IFEX
Reporters Without Borders is relieved to learn that two netizens who had
spent several years in prison - Vi Duc Hoi and Nguyen Tien Trung - were
released on 11 and 12 April 2014 respectively although they are now
assigned to a form of house arrest.
Arrested in October 2010, Hoi was sentenced in 2011
to five years in prison on a charge of anti-government propaganda under
article 88 of the 1999 penal code for writing articles critical of the
state. A former Communist Party official who ran a training centre in
the northern province of Lang Son, he is now due to spend three years
under house arrest.
He reportedly rejected the conditions originally imposed for his
release from prison, namely abstention from any political activity aimed
at promoting democracy and from writing articles expressing his views.

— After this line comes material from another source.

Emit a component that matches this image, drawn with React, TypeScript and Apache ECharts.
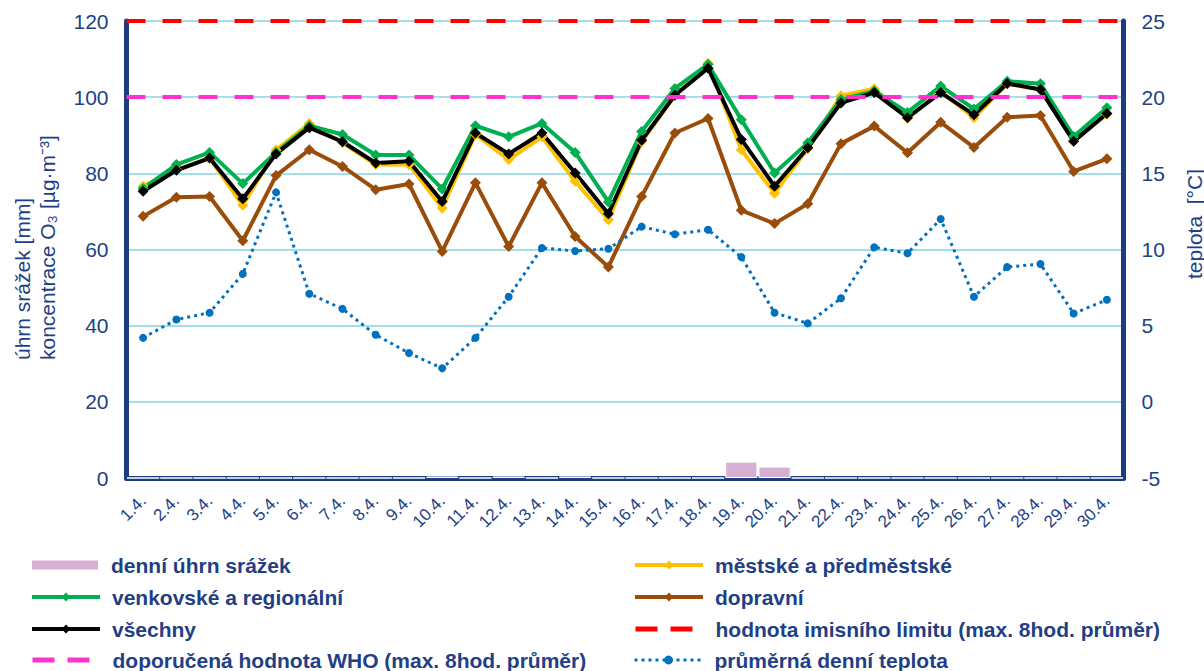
import React, { useEffect, useRef } from "react";
import * as echarts from "echarts";

const DAYS = [
  "1.4.", "2.4.", "3.4.", "4.4.", "5.4.", "6.4.", "7.4.", "8.4.", "9.4.", "10.4.",
  "11.4.", "12.4.", "13.4.", "14.4.", "15.4.", "16.4.", "17.4.", "18.4.", "19.4.", "20.4.",
  "21.4.", "22.4.", "23.4.", "24.4.", "25.4.", "26.4.", "27.4.", "28.4.", "29.4.", "30.4.",
];

const PRECIP = [0, 0, 0, 0, 0, 0, 0, 0, 0, 0.4, 0, 0.4, 0, 0.4, 0, 0, 0, 0, 4.3, 3.0, 0, 0, 0, 0, 0, 0, 0, 0, 0, 0];

const URBAN = [76.6, 81.0, 84.0, 71.6, 86.1, 93.1, 88.0, 82.3, 82.3, 70.9, 90.2, 83.6, 89.6, 77.9, 67.8, 88.3, 100.5, 108.9, 86.2, 74.8, 86.5, 100.4, 102.2, 94.5, 101.5, 94.6, 103.5, 102.0, 88.5, 95.5];

const RURAL = [76.0, 82.3, 85.5, 77.3, 85.5, 92.5, 90.2, 84.8, 84.8, 75.9, 92.5, 89.6, 93.1, 85.5, 72.5, 91.0, 102.3, 108.6, 94.1, 80.1, 88.0, 99.4, 101.6, 96.0, 102.9, 96.9, 104.2, 103.5, 89.7, 97.2];

const TRAFFIC = [68.7, 73.7, 73.9, 62.3, 79.4, 86.2, 81.8, 75.7, 77.2, 59.5, 77.5, 60.8, 77.5, 63.4, 55.4, 73.9, 90.6, 94.4, 70.3, 66.8, 72.0, 87.8, 92.4, 85.4, 93.4, 86.8, 94.7, 95.2, 80.5, 83.8];

const ALL = [75.3, 80.8, 84.0, 73.3, 85.1, 92.0, 88.3, 82.7, 83.2, 72.6, 90.6, 85.1, 90.6, 80.1, 69.4, 88.7, 100.5, 107.6, 88.9, 76.6, 86.7, 98.5, 101.2, 94.6, 101.2, 95.4, 103.6, 102.0, 88.4, 95.7];

const TEMP = [4.2, 5.4, 5.85, 8.4, 13.75, 7.1, 6.1, 4.4, 3.2, 2.2, 4.2, 6.9, 10.1, 9.9, 10.05, 11.5, 11.0, 11.3, 9.5, 5.85, 5.15, 6.8, 10.15, 9.75, 12.0, 6.9, 8.85, 9.05, 5.8, 6.7];

const LIMIT_VALUE = 120;
const WHO_VALUE = 100;

const NAMES = {
  precip: "denní úhrn srážek",
  urban: "městské a předměstské",
  rural: "venkovské a regionální",
  traffic: "dopravní",
  all: "všechny",
  limit: "hodnota imisního limitu (max. 8hod. průměr)",
  who: "doporučená hodnota WHO (max. 8hod. průměr)",
  temp: "průměrná denní teplota",
};

// legend layout: [name, column, row]
const LEGEND_LAYOUT: [string, number, number][] = [
  [NAMES.precip, 0, 0],
  [NAMES.urban, 1, 0],
  [NAMES.rural, 0, 1],
  [NAMES.traffic, 1, 1],
  [NAMES.all, 0, 2],
  [NAMES.limit, 1, 2],
  [NAMES.who, 0, 3],
  [NAMES.temp, 1, 3],
];

const NAVY = "#1d3c82";
const TEXT = "#223f85";
const FONT = "'Liberation Sans', Arial, sans-serif";

export default function App() {
  const ref = useRef<HTMLDivElement>(null);

  useEffect(() => {
    if (!ref.current) return;
    const chart = echarts.init(ref.current, undefined, { renderer: "svg" });

    const lineSeries = (name: string, data: number[], color: string) => ({
      name,
      type: "line",
      data,
      yAxisIndex: 0,
      symbol: "diamond",
      symbolSize: 11,
      lineStyle: { color, width: 4 },
      itemStyle: { color },
    });

    const legendText = {
      fontSize: 21,
      fontWeight: "bold",
      color: TEXT,
      fontFamily: FONT,
      lineHeight: 22,
      padding: [0, 0, 0, 7],
    };

    const colLeft = [30, 633];
    const rowCenter = [565, 597, 629, 660];

    const legends = LEGEND_LAYOUT.map(([name, col, row]) => {
      let item: any = { name, lineStyle: { width: 4 } };
      if (name === NAMES.precip) item = { name, icon: "rect" };
      if (name === NAMES.limit || name === NAMES.who)
        item = { name, itemStyle: { opacity: 0 }, lineStyle: { width: 5, type: [22, 13] } };
      if (name === NAMES.temp) item = { name, lineStyle: { width: 3, type: [3, 4] } };
      return {
        orient: "horizontal",
        left: colLeft[col],
        top: rowCenter[row] - 11,
        padding: 0,
        itemWidth: 68,
        itemHeight: 11,
        textStyle: legendText,
        data: [item],
      };
    });

    chart.setOption({
      animation: false,
      backgroundColor: "#ffffff",
      textStyle: { fontFamily: FONT },
      grid: { left: 126.5, right: 80.5, top: 21, bottom: 193, containLabel: false },
      legend: legends,
      xAxis: {
        type: "category",
        data: DAYS,
        boundaryGap: true,
        axisLine: { show: true, lineStyle: { color: NAVY, width: 5 } },
        axisTick: { show: false },
        axisLabel: {
          interval: 0,
          rotate: 45,
          fontSize: 17,
          color: TEXT,
          fontFamily: FONT,
          margin: 20,
        },
      },
      yAxis: [
        {
          type: "value",
          min: 0,
          max: 120,
          interval: 20,
          axisLine: { show: true, lineStyle: { color: NAVY, width: 5 } },
          axisTick: { show: false },
          axisLabel: { fontSize: 21, color: TEXT, fontFamily: FONT, margin: 18 },
          splitLine: { show: true, lineStyle: { color: "#86d3e0", width: 1.5 } },
        },
        {
          type: "value",
          min: -5,
          max: 25,
          interval: 5,
          position: "right",
          axisLine: { show: true, lineStyle: { color: NAVY, width: 5 } },
          axisTick: { show: false },
          axisLabel: { fontSize: 21, color: TEXT, fontFamily: FONT, margin: 18 },
          splitLine: { show: false },
        },
      ],
      graphic: [
        {
          type: "text",
          x: 22,
          y: 360,
          rotation: Math.PI / 2,
          style: {
            text: "úhrn srážek [mm]",
            fontSize: 21,
            fontFamily: FONT,
            fill: TEXT,
            align: "left",
            verticalAlign: "middle",
          },
        },
        {
          type: "text",
          x: 47,
          y: 360,
          rotation: Math.PI / 2,
          style: {
            text: "koncentrace O₃ [µg·m⁻³]",
            fontSize: 21,
            fontFamily: FONT,
            fill: TEXT,
            align: "left",
            verticalAlign: "middle",
          },
        },
        {
          type: "text",
          x: 1194,
          y: 224,
          rotation: Math.PI / 2,
          style: {
            text: "teplota  [°C]",
            fontSize: 21,
            fontFamily: FONT,
            fill: TEXT,
            align: "center",
            verticalAlign: "middle",
          },
        },
      ],
      series: [
        {
          name: NAMES.precip,
          type: "bar",
          data: PRECIP,
          yAxisIndex: 0,
          barCategoryGap: "3%",
          itemStyle: { color: "#d6b0d3", borderColor: "#ffffff", borderWidth: 1 },
        },
        lineSeries(NAMES.urban, URBAN, "#ffc000"),
        lineSeries(NAMES.rural, RURAL, "#00b050"),
        lineSeries(NAMES.traffic, TRAFFIC, "#9a4d0a"),
        lineSeries(NAMES.all, ALL, "#000000"),
        {
          name: NAMES.limit,
          type: "line",
          data: [],
          yAxisIndex: 0,
          symbol: "none",
          lineStyle: { color: "#ff0000", width: 4, type: [19, 17] },
          itemStyle: { color: "#ff0000" },
          markLine: {
            silent: true,
            symbol: ["none", "none"],
            label: { show: false },
            lineStyle: { color: "#ff0000", width: 4, type: [19, 17] },
            data: [{ yAxis: LIMIT_VALUE }],
          },
        },
        {
          name: NAMES.who,
          type: "line",
          data: [],
          yAxisIndex: 0,
          symbol: "none",
          lineStyle: { color: "#ff33cc", width: 4, type: [19, 17] },
          itemStyle: { color: "#ff33cc" },
          markLine: {
            silent: true,
            symbol: ["none", "none"],
            label: { show: false },
            lineStyle: { color: "#ff33cc", width: 4, type: [19, 17] },
            data: [{ yAxis: WHO_VALUE }],
          },
        },
        {
          name: NAMES.temp,
          type: "line",
          data: TEMP,
          yAxisIndex: 1,
          symbol: "circle",
          symbolSize: 8,
          lineStyle: { color: "#0070c0", width: 3, type: [3, 4] },
          itemStyle: { color: "#0070c0" },
        },
      ],
    });

    return () => chart.dispose();
  }, []);

  return (
    <div
      ref={ref}
      style={{ position: "absolute", left: 0, top: 0, width: 1204, height: 671 }}
    />
  );
}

The official reason for softening the terms of his release has not been
given.
Trung was arrested in July 2009 on charges of anti-government propaganda and "subverting the people's administration," and was sentenced to seven years in prison
under article 79 of the penal code. He should have been released from
prison in January 2015 in order to begin a period of house arrest.
"While the release of these two netizens from prison is good news,
only their full freedom would be satisfactory," said Benjamin Ismaïl,
the head of the Reporters Without Borders press freedom index. "Above
all, we call on the authorities to release the 31 netizens who remain in
prison in violation of their fundamental rights.
"The government should take account of all the recommendations made
when the UN Human Rights Council examined the situation of human rights
in Vietnam in February, and should repeal all of the legislative
articles that are systematically used to jail independent news
providers."
Two other bloggers have been freed in recent weeks.
Dinh Dang Dinh, who was jailed in 2011 for launching a petition against
a bauxite mine project, was released on 21 March but died on 3 April of
stomach cancer, which was not treated while he was in prison.
Cu Huy Ha Vu was released on condition that he agree to go into
exile and immediately flew to the United States. He was sentenced in
2011 to seven years in prison on a charge of anti-government propaganda
after trying to bring a legal action against Prime Minister Nguyen Tan
Dung in connection with a bauxite mining project.
Vietnam is ranked 174th out of 180 countries in the 2014 Reporters Without Borders press freedom index. It is also classified as an Enemy of the Internet because of its crackdown on bloggers and cyber-dissidents.